Para Alvaro Bandeira, economista-chefe do Modalmais, se tudo correr bem nesse horizonte de curto prazo, o fluxo de estrangeiros para o País será muito forte. “Vai chover dinheiro no Brasil em tudo. Com taxas de juros negativas lá fora, vai entrar para renda fixa, e também para M&A, concessões e privatizações, IPOs e mercado secundário de ações”, afirma. No radar dos interessados, o projeto de privatização da Eletrobras está pronto para ser debatido no Congresso.

Dimas Megna, o coordenador do grupo de trabalho de fusões e aquisições da Associação Brasileira das Entidades dos Mercados Financeiro e de Capitais (Anbima) confirma essa tendência positiva para M&A. “Vemos a continuidade do interesse dos internacionais. Hoje, eles têm condições mais apropriadas para a tomada de decisão. O otimismo é para o todo. Infraestrutura, óleo e gás talvez sejam os setores que dominem em volume, mas todos os demais estão bastante ativos em número de operações”, diz.

Nos cálculos do economista Bernard Tamier, da Gap Asset Management, se for considerado a entrada de recursos em ofertas de ações primárias e secundárias, a conta neste ano não está necessariamente negativa, mas sim, equilibrada. “Quando se soma os IPOs, os follow-ons, está no zero a zero, o que é muito bom. Hoje, não há outro país emergente como o Brasil para se investir”, diz Tamier, após participar do evento MoneyTalks, realizado em São Paulo. De fato, segundo dados da B3, os estrangeiros haviam ingressado com R$ 25,94 bilhões em dois IPOs (Centauro e Neoenergia) e follow-ons no acumulado do ano até setembro, sem incluir ainda a participação deles na operação de venda de papéis do Banco do Brasil (R$ 5,9 bilhões) e nas ofertas iniciais de Vivara (R$ 2,3 bilhões), C&A (R$ 1,63 bilhão) e Banco BMG (R$ 1,6 bilhão) realizadas em outubro.

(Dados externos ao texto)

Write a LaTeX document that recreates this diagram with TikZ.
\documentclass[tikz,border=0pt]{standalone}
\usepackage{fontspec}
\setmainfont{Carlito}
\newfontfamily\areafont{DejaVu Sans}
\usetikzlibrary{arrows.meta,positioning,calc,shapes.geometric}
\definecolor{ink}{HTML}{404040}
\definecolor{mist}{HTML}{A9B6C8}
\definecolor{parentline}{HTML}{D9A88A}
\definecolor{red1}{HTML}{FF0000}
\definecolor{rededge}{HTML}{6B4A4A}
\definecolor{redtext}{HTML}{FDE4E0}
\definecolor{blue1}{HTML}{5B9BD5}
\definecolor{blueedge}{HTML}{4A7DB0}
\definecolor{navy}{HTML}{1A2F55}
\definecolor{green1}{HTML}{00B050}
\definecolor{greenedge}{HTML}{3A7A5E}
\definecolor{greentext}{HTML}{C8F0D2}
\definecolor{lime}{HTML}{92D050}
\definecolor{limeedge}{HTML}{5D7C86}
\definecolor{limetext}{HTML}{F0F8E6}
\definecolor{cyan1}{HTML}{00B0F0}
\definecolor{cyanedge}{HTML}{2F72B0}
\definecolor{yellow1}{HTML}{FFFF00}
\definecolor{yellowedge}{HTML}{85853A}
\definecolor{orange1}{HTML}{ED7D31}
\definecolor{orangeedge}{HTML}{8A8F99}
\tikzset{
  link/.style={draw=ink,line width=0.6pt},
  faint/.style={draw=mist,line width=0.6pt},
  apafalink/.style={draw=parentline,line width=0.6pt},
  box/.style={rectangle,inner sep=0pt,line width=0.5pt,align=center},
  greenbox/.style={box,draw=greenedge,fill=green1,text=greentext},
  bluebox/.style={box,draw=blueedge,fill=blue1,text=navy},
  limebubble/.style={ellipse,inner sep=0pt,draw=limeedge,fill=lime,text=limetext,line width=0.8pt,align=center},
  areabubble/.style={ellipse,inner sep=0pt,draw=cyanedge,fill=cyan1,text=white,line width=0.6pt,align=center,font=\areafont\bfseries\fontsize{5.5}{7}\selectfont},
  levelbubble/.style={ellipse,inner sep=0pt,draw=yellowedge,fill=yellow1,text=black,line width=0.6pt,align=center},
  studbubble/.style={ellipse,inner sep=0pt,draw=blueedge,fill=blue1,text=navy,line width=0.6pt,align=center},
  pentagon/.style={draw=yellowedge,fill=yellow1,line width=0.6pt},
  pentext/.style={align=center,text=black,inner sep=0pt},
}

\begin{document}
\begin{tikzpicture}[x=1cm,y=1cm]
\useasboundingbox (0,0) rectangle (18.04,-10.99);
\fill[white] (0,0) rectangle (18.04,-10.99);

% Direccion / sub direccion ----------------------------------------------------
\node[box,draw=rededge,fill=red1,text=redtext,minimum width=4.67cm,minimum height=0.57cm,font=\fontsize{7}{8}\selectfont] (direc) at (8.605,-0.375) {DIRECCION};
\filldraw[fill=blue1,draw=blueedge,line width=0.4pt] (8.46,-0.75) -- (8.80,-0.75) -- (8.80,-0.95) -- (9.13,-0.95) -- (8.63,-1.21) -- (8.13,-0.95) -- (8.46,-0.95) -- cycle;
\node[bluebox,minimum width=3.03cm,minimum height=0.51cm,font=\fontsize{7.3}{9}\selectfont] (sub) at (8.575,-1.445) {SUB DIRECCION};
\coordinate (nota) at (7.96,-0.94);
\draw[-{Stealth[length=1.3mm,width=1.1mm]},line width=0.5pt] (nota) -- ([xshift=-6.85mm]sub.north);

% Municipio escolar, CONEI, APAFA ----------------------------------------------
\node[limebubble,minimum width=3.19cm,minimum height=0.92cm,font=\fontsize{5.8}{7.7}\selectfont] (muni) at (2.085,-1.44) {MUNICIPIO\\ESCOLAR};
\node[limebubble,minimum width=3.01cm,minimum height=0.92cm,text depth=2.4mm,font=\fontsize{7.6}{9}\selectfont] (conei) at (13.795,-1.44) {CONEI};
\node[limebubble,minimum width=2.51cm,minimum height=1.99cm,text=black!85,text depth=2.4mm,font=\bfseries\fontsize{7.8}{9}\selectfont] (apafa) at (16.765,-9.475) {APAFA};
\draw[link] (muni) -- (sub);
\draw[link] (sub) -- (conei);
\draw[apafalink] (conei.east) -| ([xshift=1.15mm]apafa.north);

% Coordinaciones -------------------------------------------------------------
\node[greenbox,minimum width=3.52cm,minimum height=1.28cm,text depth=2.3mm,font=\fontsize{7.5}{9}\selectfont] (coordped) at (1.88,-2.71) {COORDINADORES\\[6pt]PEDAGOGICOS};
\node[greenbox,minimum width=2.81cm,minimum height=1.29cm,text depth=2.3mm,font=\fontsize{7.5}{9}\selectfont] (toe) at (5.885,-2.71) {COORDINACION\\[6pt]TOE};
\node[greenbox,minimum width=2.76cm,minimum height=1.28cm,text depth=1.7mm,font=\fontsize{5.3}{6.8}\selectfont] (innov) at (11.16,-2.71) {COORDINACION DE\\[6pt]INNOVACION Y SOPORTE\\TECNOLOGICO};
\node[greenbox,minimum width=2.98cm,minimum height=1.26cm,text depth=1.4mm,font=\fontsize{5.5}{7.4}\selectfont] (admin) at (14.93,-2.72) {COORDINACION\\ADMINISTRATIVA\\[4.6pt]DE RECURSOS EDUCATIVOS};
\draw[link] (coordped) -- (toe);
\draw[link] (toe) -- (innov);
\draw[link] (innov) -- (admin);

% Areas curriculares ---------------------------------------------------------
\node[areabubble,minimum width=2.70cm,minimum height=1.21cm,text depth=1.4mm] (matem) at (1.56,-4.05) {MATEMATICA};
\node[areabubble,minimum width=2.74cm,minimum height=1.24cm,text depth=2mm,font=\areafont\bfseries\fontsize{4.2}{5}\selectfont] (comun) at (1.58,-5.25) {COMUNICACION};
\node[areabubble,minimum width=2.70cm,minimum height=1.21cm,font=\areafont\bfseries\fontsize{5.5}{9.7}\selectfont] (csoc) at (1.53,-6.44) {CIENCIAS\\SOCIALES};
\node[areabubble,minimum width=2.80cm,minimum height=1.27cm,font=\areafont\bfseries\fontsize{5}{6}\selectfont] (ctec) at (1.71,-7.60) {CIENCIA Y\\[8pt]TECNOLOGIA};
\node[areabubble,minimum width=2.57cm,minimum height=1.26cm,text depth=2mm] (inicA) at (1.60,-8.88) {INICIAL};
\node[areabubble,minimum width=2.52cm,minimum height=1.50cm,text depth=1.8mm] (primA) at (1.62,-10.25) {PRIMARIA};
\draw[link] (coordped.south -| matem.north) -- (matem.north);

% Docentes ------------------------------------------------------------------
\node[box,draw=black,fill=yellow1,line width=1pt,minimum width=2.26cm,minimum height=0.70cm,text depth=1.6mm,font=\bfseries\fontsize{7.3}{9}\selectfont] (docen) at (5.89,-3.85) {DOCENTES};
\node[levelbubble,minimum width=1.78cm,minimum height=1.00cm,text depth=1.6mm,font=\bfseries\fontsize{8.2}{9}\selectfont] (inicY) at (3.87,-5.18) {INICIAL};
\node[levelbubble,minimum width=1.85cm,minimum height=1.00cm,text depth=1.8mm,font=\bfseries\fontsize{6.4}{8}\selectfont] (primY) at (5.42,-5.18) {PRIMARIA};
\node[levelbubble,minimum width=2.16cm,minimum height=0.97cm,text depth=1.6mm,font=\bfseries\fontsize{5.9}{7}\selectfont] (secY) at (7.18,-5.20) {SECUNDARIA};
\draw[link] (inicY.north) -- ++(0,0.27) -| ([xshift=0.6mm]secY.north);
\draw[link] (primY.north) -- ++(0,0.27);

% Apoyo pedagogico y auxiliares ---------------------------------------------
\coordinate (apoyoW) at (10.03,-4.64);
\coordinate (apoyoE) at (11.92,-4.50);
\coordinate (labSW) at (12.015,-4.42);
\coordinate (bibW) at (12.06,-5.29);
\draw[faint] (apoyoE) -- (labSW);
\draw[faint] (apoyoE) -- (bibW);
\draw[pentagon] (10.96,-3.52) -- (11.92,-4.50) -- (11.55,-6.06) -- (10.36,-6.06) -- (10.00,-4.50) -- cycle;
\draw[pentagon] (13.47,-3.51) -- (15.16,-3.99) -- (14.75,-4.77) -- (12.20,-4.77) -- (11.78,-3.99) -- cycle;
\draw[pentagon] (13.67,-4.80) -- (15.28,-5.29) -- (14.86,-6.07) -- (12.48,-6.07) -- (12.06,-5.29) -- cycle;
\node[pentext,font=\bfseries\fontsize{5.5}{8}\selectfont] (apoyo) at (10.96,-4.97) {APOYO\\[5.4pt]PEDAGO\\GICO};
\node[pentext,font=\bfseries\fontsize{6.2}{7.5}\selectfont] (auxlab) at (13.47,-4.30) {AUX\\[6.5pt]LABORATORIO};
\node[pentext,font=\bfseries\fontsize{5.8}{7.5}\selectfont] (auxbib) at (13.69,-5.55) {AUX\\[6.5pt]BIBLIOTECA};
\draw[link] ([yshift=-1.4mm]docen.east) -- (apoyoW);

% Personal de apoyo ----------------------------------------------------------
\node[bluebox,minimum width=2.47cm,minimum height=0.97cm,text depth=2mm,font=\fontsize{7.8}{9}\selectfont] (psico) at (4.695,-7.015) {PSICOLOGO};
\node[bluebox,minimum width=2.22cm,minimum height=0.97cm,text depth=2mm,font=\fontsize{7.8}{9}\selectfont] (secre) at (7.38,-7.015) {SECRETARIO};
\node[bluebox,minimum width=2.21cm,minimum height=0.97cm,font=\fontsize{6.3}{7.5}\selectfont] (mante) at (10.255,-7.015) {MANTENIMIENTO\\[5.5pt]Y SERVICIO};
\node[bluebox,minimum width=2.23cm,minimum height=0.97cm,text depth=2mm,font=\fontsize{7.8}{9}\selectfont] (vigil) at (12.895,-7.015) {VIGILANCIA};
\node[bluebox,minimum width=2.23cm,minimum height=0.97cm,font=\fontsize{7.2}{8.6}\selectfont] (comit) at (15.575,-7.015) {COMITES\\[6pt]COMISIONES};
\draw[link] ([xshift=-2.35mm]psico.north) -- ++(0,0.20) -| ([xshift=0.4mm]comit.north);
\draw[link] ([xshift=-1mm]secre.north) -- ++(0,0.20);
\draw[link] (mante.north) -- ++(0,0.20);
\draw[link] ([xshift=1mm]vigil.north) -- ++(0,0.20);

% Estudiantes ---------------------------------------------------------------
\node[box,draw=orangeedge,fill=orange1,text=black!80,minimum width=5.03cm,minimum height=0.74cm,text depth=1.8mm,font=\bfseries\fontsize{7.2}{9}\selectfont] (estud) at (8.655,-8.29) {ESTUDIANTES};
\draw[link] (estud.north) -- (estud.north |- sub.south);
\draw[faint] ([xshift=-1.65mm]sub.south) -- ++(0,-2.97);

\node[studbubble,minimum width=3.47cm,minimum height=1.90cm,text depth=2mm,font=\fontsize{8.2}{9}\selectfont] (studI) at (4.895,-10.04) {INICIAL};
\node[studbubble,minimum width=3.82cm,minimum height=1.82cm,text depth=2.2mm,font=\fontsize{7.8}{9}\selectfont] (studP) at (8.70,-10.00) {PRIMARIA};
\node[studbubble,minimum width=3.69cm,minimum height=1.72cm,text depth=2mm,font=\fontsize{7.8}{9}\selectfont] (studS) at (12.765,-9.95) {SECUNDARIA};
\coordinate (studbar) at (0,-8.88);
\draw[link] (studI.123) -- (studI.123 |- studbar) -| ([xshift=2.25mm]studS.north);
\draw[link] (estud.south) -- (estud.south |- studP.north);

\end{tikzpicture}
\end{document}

Na visão de Luiz Otavio Leal, economista-chefe do Banco ABC, os investidores internacionais tiveram perdas com outros emergentes nos últimos anos. Ele lembrou que a Turquia está sempre em confusão; que a África do Sul possui seus próprios problemas; que o México depende dos Estados Unidos; sem contar os atuais protestos populares no Chile, no Peru e na Bolívia. “Só a Colômbia está bem. Mas o Brasil compete mais com os países asiáticos na atração de capital. Nós temos bastante potencial para atrair o investidor para projetos e portfólio. Ou seja, ainda há muito espaço para o gringo entrar, só temos que fazer o dever de casa das reformas”, diz.

Independência como ativo Para Mirella Mirandola, economista da Itaú Asset, o investidor internacional sabe diferenciar o Brasil de outros emergentes. “O País possui um grau de independência dos poderes (Executivo, Legislativo e Judiciário), e do Banco Central, isso conta como um ativo de longo prazo. O gringo não está tão ativo ainda, mas virá. Quando somos comparados com México, Turquia, Hungria ou Chile, temos uma história melhor, de entrega de retorno absoluto”, afirma. Ela acredita que o cenário doméstico aponta para uma taxa básica de juros (Selic) em 3,75% ao ano em 2020. “Nós projetamos isso”, afirma Mirandola, referindo-se a estimativa da Itaú Asset, considerada como um piso dos juros no País.

Na última quarta-feira 30, o Comitê de Política Econômica (Copom) do Banco Central do Brasil decidiu cortar a taxa Selic em 0,50 ponto percentual para 5% ao ano.
Com um cenário de mercado apontando para Selic entre 4,5% e até 4% no horizonte próximo, André Fontenelle, o head de multimercado da Bradesco Asset Management (Bram) aponta para uma movimentação maior em renda variável. Segundo ele, entre maio e outubro, houve entrada média de R$ 300 milhões por dia em fundos de investimentos em renda variável. “Anualizado, são R$ 75 bilhões”, diz. Quanto às perspectivas para 2020, ele prevê que um crescimento mais forte da economia brasileira deverá chamar capital de fora para o País.